— Provided material —
— start —

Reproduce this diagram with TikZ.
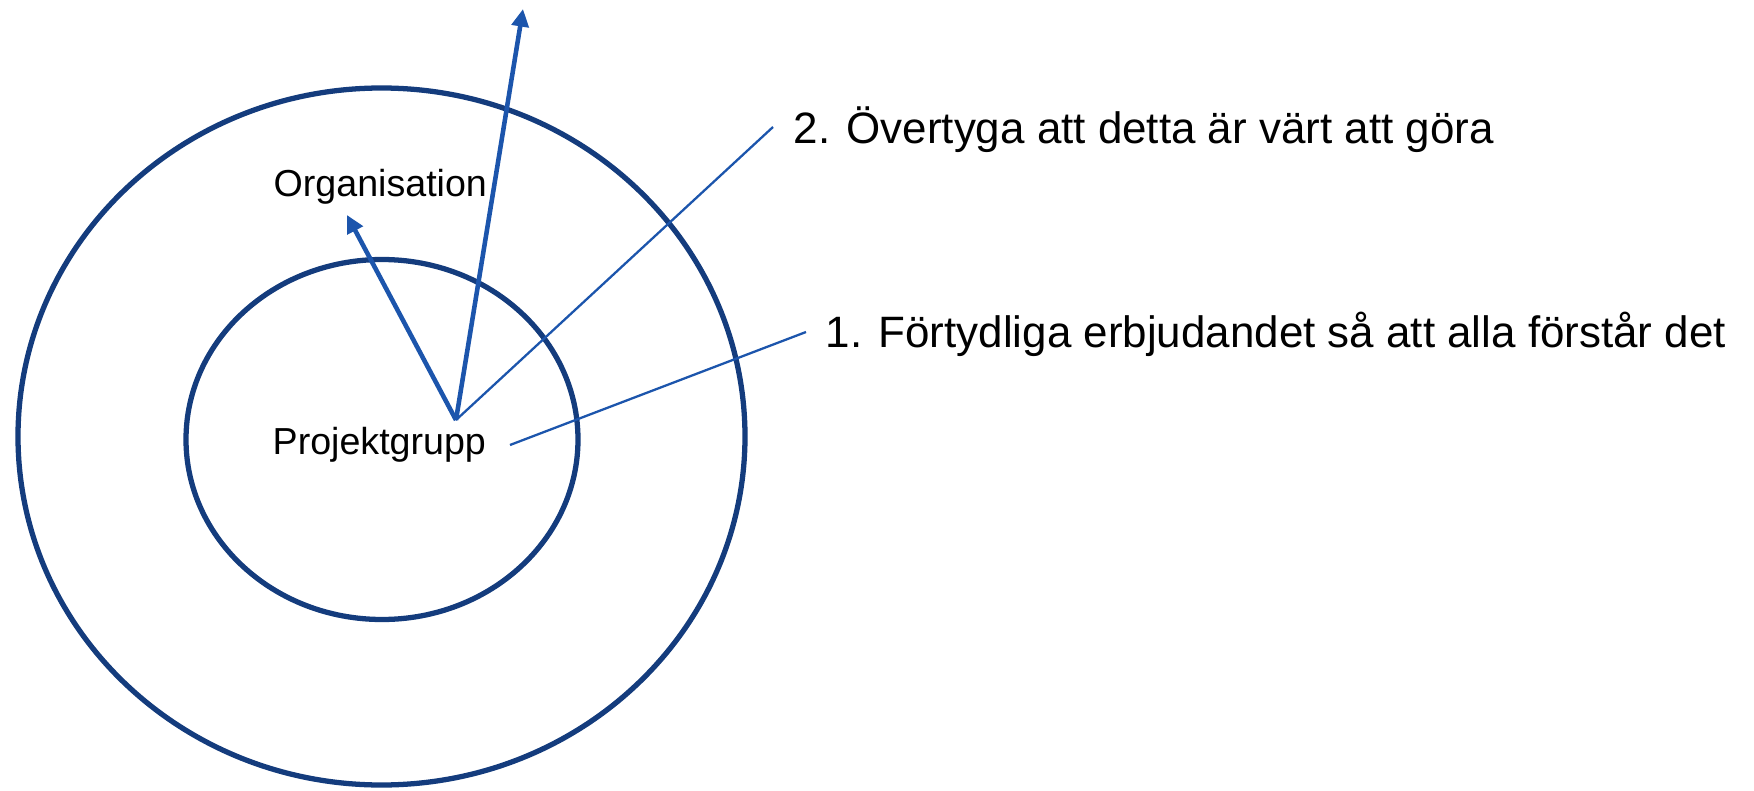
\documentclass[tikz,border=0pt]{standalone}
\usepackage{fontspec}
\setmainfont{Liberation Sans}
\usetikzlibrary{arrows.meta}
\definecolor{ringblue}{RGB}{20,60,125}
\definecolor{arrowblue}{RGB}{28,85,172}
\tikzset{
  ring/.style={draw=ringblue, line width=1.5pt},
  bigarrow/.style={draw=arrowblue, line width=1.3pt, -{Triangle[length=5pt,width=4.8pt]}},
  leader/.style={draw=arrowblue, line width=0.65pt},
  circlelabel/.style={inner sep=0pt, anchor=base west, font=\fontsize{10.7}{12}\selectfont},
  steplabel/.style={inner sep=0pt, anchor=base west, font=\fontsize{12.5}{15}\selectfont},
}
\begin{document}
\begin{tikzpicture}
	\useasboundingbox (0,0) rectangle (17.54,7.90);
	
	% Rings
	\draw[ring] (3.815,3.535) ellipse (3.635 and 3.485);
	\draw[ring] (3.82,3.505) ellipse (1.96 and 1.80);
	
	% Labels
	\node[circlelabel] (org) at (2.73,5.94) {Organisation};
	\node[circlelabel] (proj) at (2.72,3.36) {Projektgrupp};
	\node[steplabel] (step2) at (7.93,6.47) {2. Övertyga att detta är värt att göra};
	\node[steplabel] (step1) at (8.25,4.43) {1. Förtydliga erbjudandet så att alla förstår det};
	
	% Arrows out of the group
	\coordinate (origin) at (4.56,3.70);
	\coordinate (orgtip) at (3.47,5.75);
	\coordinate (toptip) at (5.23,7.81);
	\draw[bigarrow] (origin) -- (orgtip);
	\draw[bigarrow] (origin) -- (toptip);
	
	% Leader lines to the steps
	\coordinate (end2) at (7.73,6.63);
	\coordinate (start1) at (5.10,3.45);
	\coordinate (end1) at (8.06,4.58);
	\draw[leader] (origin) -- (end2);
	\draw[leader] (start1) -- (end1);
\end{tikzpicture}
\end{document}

— end —

— Given request —
From the material above, reproduce everything verbatim except the pictures.

— Task solution —
Reproduce this diagram with TikZ.
\documentclass[tikz,border=0pt]{standalone}
\usepackage{fontspec}
\setmainfont{Liberation Sans}
\usetikzlibrary{arrows.meta}
\definecolor{ringblue}{RGB}{20,60,125}
\definecolor{arrowblue}{RGB}{28,85,172}
\tikzset{
  ring/.style={draw=ringblue, line width=1.5pt},
  bigarrow/.style={draw=arrowblue, line width=1.3pt, -{Triangle[length=5pt,width=4.8pt]}},
  leader/.style={draw=arrowblue, line width=0.65pt},
  circlelabel/.style={inner sep=0pt, anchor=base west, font=\fontsize{10.7}{12}\selectfont},
  steplabel/.style={inner sep=0pt, anchor=base west, font=\fontsize{12.5}{15}\selectfont},
}
\begin{document}
\begin{tikzpicture}
	\useasboundingbox (0,0) rectangle (17.54,7.90);
	
	% Rings
	\draw[ring] (3.815,3.535) ellipse (3.635 and 3.485);
	\draw[ring] (3.82,3.505) ellipse (1.96 and 1.80);
	
	% Labels
	\node[circlelabel] (org) at (2.73,5.94) {Organisation};
	\node[circlelabel] (proj) at (2.72,3.36) {Projektgrupp};
	\node[steplabel] (step2) at (7.93,6.47) {2. Övertyga att detta är värt att göra};
	\node[steplabel] (step1) at (8.25,4.43) {1. Förtydliga erbjudandet så att alla förstår det};
	
	% Arrows out of the group
	\coordinate (origin) at (4.56,3.70);
	\coordinate (orgtip) at (3.47,5.75);
	\coordinate (toptip) at (5.23,7.81);
	\draw[bigarrow] (origin) -- (orgtip);
	\draw[bigarrow] (origin) -- (toptip);
	
	% Leader lines to the steps
	\coordinate (end2) at (7.73,6.63);
	\coordinate (start1) at (5.10,3.45);
	\coordinate (end1) at (8.06,4.58);
	\draw[leader] (origin) -- (end2);
	\draw[leader] (start1) -- (end1);
\end{tikzpicture}
\end{document}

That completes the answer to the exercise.